Zhuhai’s fleet could be stabled for good as the Chinese city debates the future of its troubled tramway. Image courtesy of Bernhard Kußmagk

Zhuhai’s Municipal Government (China) has recommended decommissioning the city’s troubled tramline following a consultation that began in summer 2021. A summary of its findings released in late November showed that 68.5% of the 149 respondents to the consultation suggested removal of the city’s 8.9km (5.5-mile) tramline, according to China Business News.

The authority’s report stated that since the tramway opened in 2017, technical defects and failures – particularly with the surface contact power supply – low passenger numbers and high operating costs mean the line is no longer economically sustainable.

Data from the Zhuhai Transportation Bureau shows that instances of power supply failures reached 0.13 per 1000km in 2020, up from 0.05 per 1000km in 2017. These figures are above the industry standard and show a continuing upward trend over the four years of regular operation.

The decision follows a 15-1 vote of city representatives in April 2021 for the line’s removal, and dismissal of a proposal from CRRC Dalian to rectify the line’s technical issues. The supplier had also outlined a plan to reduce future maintenance costs by 40% if the line was retained, as well as introducing a programme of ongoing lifecycle cost savings.
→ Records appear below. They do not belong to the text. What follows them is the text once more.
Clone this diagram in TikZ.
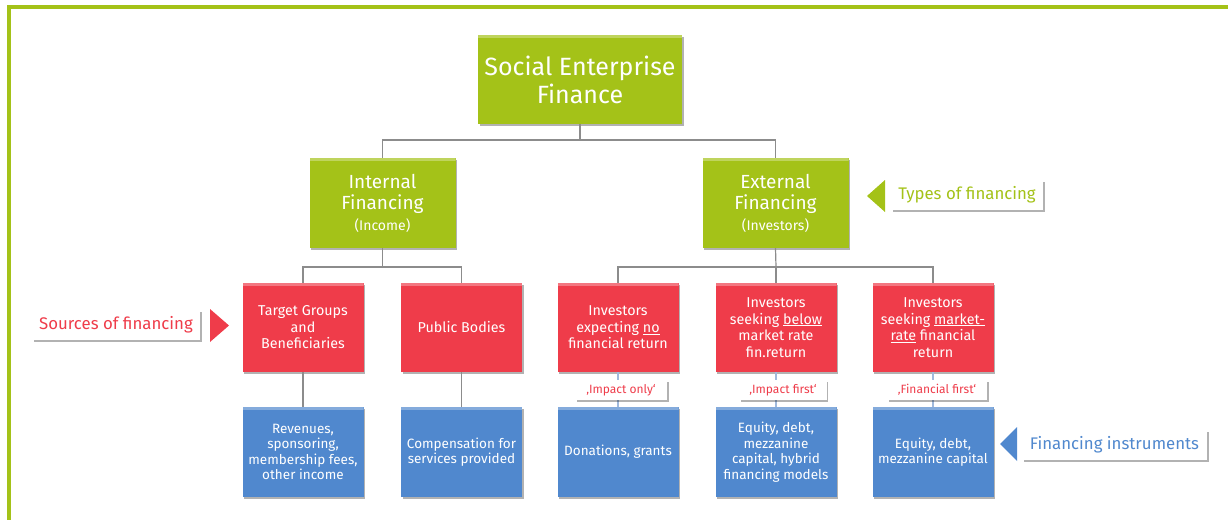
\documentclass[tikz,border=0pt]{standalone}
\usepackage{fontspec}
\setmainfont{Fira Sans}
\usetikzlibrary{shadows}
\definecolor{segreen}{RGB}{164,194,24}
\definecolor{sered}{RGB}{239,60,74}
\definecolor{seblue}{RGB}{80,136,206}
\definecolor{seline}{RGB}{140,140,140}
\definecolor{setick}{RGB}{160,185,220}
\begin{document}
\begin{tikzpicture}[x=1pt,y=-1pt,
  basebox/.style={draw=none, inner sep=2pt, align=center, text=white,
    drop shadow={shadow xshift=1.5pt, shadow yshift=-1.5pt, opacity=0.3, fill=black},
    path picture={\fill[white,opacity=0.3] (path picture bounding box.north west) rectangle ([yshift=-3pt]path picture bounding box.north east);}},
  gbox/.style={basebox, fill=segreen, minimum width=146pt, minimum height=90pt},
  rbox/.style={basebox, fill=sered, minimum width=121pt, minimum height=89pt,
    font=\fontsize{14.3}{16.5}\selectfont},
  bbox/.style={basebox, fill=seblue, minimum width=121pt, minimum height=90pt,
    font=\fontsize{13.5}{15.5}\selectfont},
  lbl/.style={fill=white, inner sep=1pt, minimum height=20pt, text=sered,
    font=\fontsize{12}{13}\selectfont,
    drop shadow={shadow xshift=1.5pt, shadow yshift=-1.5pt, opacity=0.3, fill=black}},
  side/.style={fill=white, inner sep=2pt, minimum height=30pt,
    font=\fontsize{16.8}{19}\selectfont,
    drop shadow={shadow xshift=2pt, shadow yshift=-2pt, opacity=0.3, fill=black}},
  conn/.style={draw=seline, line width=1.2pt},
  tick/.style={draw=setick, line width=1.2pt}]
\useasboundingbox (0,0) rectangle (1228,520);
% frame
\fill[segreen] (7,5) rectangle (1228,9);
\fill[segreen] (7,5) rectangle (11,520);
% top
\node[gbox, minimum width=204pt, minimum height=89pt, font=\fontsize{25}{28}\selectfont] (top) at (580,79.5) {Social Enterprise\\Finance};
% level 2
\node[gbox, font=\fontsize{19}{21}\selectfont] (int) at (382.5,203) {Internal\\Financing\\{\fontsize{14}{16}\selectfont (Income)}};
\node[gbox, font=\fontsize{19}{21}\selectfont] (ext) at (775.5,203) {External\\Financing\\{\fontsize{14}{16}\selectfont (Investors)}};
% level 3
\node[rbox] (tg) at (303,327.5) {Target Groups\\and\\Beneficiaries};
\node[rbox] (pb) at (461.5,327.5) {Public Bodies};
\node[rbox] (i1) at (618,327.5) {Investors\\expecting \underline{no}\\financial return};
\node[rbox] (i2) at (776,327.5) {Investors\\seeking \underline{below}\\market rate\\fin.return};
\node[rbox] (i3) at (933,327.5) {Investors\\seeking \underline{market-}\\\underline{rate} financial\\return};
% level 4
\node[bbox] (rv) at (303,452) {Revenues,\\sponsoring,\\membership fees,\\other income};
\node[bbox] (cp) at (461.5,452) {Compensation for\\services provided};
\node[bbox] (dg) at (618,452) {Donations, grants};
\node[bbox] (ed) at (776,452) {Equity, debt,\\mezzanine\\capital, hybrid\\financing models};
\node[bbox] (em) at (933,452) {Equity, debt,\\mezzanine capital};
% connectors
\coordinate (j1) at (580,140);
\coordinate (j2) at (382.5,267);
\coordinate (j3) at (776,267);
\draw[conn] (top.south) -- (j1);
\draw[conn] (int.north) |- (j1) -| (ext.north);
\draw[conn] (int.south) -- (j2);
\draw[conn] (tg.north) |- (j2) -| (pb.north);
\draw[conn] (ext.south) -- (j3);
\draw[conn] (i1.north) |- (j3) -| (i3.north);
\draw[conn] (j3) -- (i2.north);
\draw[conn] (tg.south) -- (rv.north);
\draw[conn] (pb.south) -- (cp.north);
\draw[tick] (i1.south) -- (dg.north);
\draw[tick] (i2.south) -- (ed.north);
\draw[tick] (i3.south) -- (em.north);
% small labels
\node[lbl, minimum width=92pt] (l1) at (621,390) {‚Impact only‘};
\node[lbl, minimum width=87pt] (l2) at (783,390) {‚Impact first‘};
\node[lbl, minimum width=100pt] (l3) at (937,390) {‚Financial first‘};
% side labels
\node[side, minimum width=152pt, text=segreen] (types) at (967,195) {Types of financing};
\fill[segreen] (867,196) -- (885,180) -- (885,212) -- cycle;
\node[side, minimum width=168pt, text=sered] (sources) at (116,325) {Sources of financing};
\fill[sered] (229,325.5) -- (210,309) -- (210,342) -- cycle;
\node[side, minimum width=185pt, text=seblue] (instr) at (1114.5,445) {Financing instruments};
\fill[seblue] (1000,444) -- (1017,427) -- (1017,461) -- cycle;
\end{tikzpicture}
\end{document}
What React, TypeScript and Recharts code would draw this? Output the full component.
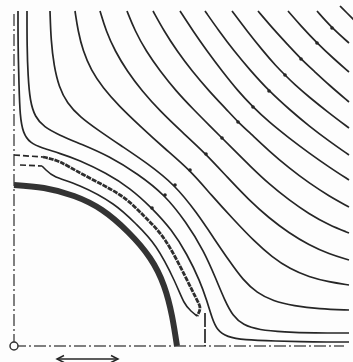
import React from 'react';
import { ComposedChart, Line, Scatter, XAxis, YAxis } from 'recharts';

type P = [number, number];

// Streamlines (x = distance from left wall, y = distance from bottom wall)
const L1: P[] = [[4,335],[4,300],[5,260],[6,230],[9,213],[16,203],[28,198],[45,193],[65,186],[92,173],[116,158],[138,138],[158,116],[173,92],[186,65],[193,45],[198,28],[203,16],[213,9],[230,6],[260,5],[300,4],[335,4]];
const L2: P[] = [[13,335],[13,300],[14,270],[16,245],[21,229],[30,219],[45,211],[67,202],[95,190],[124,172],[151,151],[172,124],[190,95],[202,67],[211,45],[219,30],[229,21],[245,16],[270,14],[300,13],[335,13]];
const L3: P[] = [[36,335],[37,305],[40,280],[45,259],[53,243],[66,229],[84,216],[106,201],[133,183],[161,161],[183,133],[201,106],[216,84],[229,66],[243,53],[259,45],[280,40],[305,37],[335,36]];
const L4: P[] = [[61,335],[64,315],[69,295],[77,276],[89,258],[105,240],[126,220],[150,198],[176,176],[198,150],[220,126],[240,105],[258,89],[276,77],[295,69],[315,64],[335,61]];
const L5: P[] = [[86,335],[92,315],[101,295],[113,275],[128,255],[146,235],[168,214],[192,192],[214,168],[235,146],[255,128],[275,113],[295,101],[315,92],[335,86]];
const L6: P[] = [[113,335],[121,315],[132,295],[146,275],[162,255],[180,236],[196,220],[208,208],[220,196],[236,180],[255,162],[275,146],[295,132],[315,121],[335,113]];
const L7: P[] = [[139,335],[150,315],[163,295],[178,275],[195,255],[213,236],[224,224],[236,213],[255,195],[275,178],[295,163],[315,150],[335,139]];
const L8: P[] = [[166,335],[179,315],[193,295],[208,275],[224,255],[239,239],[255,224],[275,208],[295,193],[315,179],[335,166]];
const L9: P[] = [[191,335],[205,315],[220,295],[236,276],[255,255],[276,236],[295,220],[315,205],[335,191]];
const L10: P[] = [[218,335],[233,315],[249,295],[262,280],[271,271],[280,262],[295,249],[315,233],[335,218]];
const L11: P[] = [[244,335],[261,315],[275,300],[287,287],[300,275],[315,261],[335,244]];
const L12: P[] = [[274,335],[287,320],[303,303],[320,287],[335,274]];
const L13: P[] = [[303,335],[318,318],[335,303]];
const L14: P[] = [[326,340],[333,333],[340,326]];

const cylinder: P[] = [[0,161],[30,158],[60,150],[88,136],[114,114],[136,88],[150,60],[158,30],[163,0]];

const sepDashTop: P[] = [[0,191],[29,189]];
const innerDashTop: P[] = [[6,181],[28,180]];
const eddyOuter: P[] = [[29,189],[46,184],[70,171],[106,151],[130,130],[151,106],[171,70],[182,48],[186,38],[183,30]];
const eddyInner: P[] = [[28,180],[32,176],[42,169],[66,160],[99,142],[122,122],[142,99],[160,66],[170,44],[177,35],[183,30]];
const sepBottom: P[] = [[191,33],[191,0]];

const wallV: P[] = [[0,0],[0,334]];
const wallH: P[] = [[0,0],[330,0]];

const diagMarks: P[] = [[318,318],[303,303],[287,287],[271,271],[255,255],[239,239],[224,224],[208,208],[192,192],[176,176],[161,161],[151,151],[138,138]];
const origin: P[] = [[0,0]];

const arrowShaft: P[] = [[43,-13],[104,-13]];
const arrowLeft: P[] = [[50,-9.5],[43,-13],[50,-16.5]];
const arrowRight: P[] = [[97,-9.5],[104,-13],[97,-16.5]];

const streamlines: P[][] = [L1, L2, L3, L4, L5, L6, L7, L8, L9, L10, L11, L12, L13, L14];

const toPts = (a: P[]) => a.map(([x, y]) => ({ x, y }));

const INK = '#262626';

export default function App() {
  return (
    <div style={{ position: 'fixed', left: 0, top: 0, width: 353, height: 362, background: '#fdfdfd' }}>
      <ComposedChart width={353} height={362} margin={{ top: 0, right: 0, bottom: 0, left: 0 }}>
        <XAxis type="number" dataKey="x" domain={[-14, 339]} hide allowDataOverflow />
        <YAxis type="number" dataKey="y" domain={[-16, 346]} hide allowDataOverflow />
        <Line data={toPts(wallV)} dataKey="y" type="linear" stroke="#555" strokeWidth={1.5} strokeDasharray="12 3 2 3" dot={false} activeDot={false} isAnimationActive={false} />
        <Line data={toPts(wallH)} dataKey="y" type="linear" stroke="#555" strokeWidth={1.5} strokeDasharray="12 3 2 3" dot={false} activeDot={false} isAnimationActive={false} />
        {streamlines.map((s, i) => (
          <Line key={i} data={toPts(s)} dataKey="y" type="basis" stroke={INK} strokeWidth={1.7} dot={false} activeDot={false} isAnimationActive={false} />
        ))}
        <Line data={toPts(cylinder)} dataKey="y" type="natural" stroke="#333" strokeWidth={6} dot={false} activeDot={false} isAnimationActive={false} />
        <Line data={toPts(sepDashTop)} dataKey="y" type="linear" stroke={INK} strokeWidth={1.7} strokeDasharray="6 3" dot={false} activeDot={false} isAnimationActive={false} />
        <Line data={toPts(innerDashTop)} dataKey="y" type="linear" stroke={INK} strokeWidth={1.7} strokeDasharray="6 3" dot={false} activeDot={false} isAnimationActive={false} />
        <Line data={toPts(eddyOuter)} dataKey="y" type="natural" stroke="#2e2e2e" strokeWidth={2.8} strokeDasharray="5 1" dot={false} activeDot={false} isAnimationActive={false} />
        <Line data={toPts(eddyInner)} dataKey="y" type="natural" stroke={INK} strokeWidth={1.6} dot={false} activeDot={false} isAnimationActive={false} />
        <Line data={toPts(sepBottom)} dataKey="y" type="linear" stroke={INK} strokeWidth={1.7} strokeDasharray="14 2" dot={false} activeDot={false} isAnimationActive={false} />
        <Line data={toPts(arrowShaft)} dataKey="y" type="linear" stroke={INK} strokeWidth={1.5} dot={false} activeDot={false} isAnimationActive={false} />
        <Line data={toPts(arrowLeft)} dataKey="y" type="linear" stroke={INK} strokeWidth={1.5} dot={false} activeDot={false} isAnimationActive={false} />
        <Line data={toPts(arrowRight)} dataKey="y" type="linear" stroke={INK} strokeWidth={1.5} dot={false} activeDot={false} isAnimationActive={false} />
        <Scatter data={toPts(diagMarks)} dataKey="y" fill={INK} isAnimationActive={false}
          shape={(p: any) => <circle cx={p.cx} cy={p.cy} r={1.8} fill={INK} />} />
        <Scatter data={toPts(origin)} dataKey="y" isAnimationActive={false}
          shape={(p: any) => <circle cx={p.cx} cy={p.cy} r={4} fill="#fff" stroke="#333" strokeWidth={1.5} />} />
      </ComposedChart>
    </div>
  );
}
Revenue service on line 1 began in June 2017, following a ‘launch’ in September 2013. With declining reliability, future operational costs for the tramway are estimated at CNY91m (EUR11.9m) per year.

An independent assessment commissioned by the Zhuhai Municipal Transportation Bureau earlier in 2021 stated that a pre-requisite for retaining the line would be replacement of the electrification system with traditional overhead line technology. This has been costed at CNY94.2m (EUR12.3m).

If the decision to close the tramway is accepted, removal of the infrastructure and bus replacement is expected to be completed in early 2022. If so, it would leave Beijing’s Xijiao line as the sole installation of the TramWave surface current collection technology, which has faced its own reliability issues.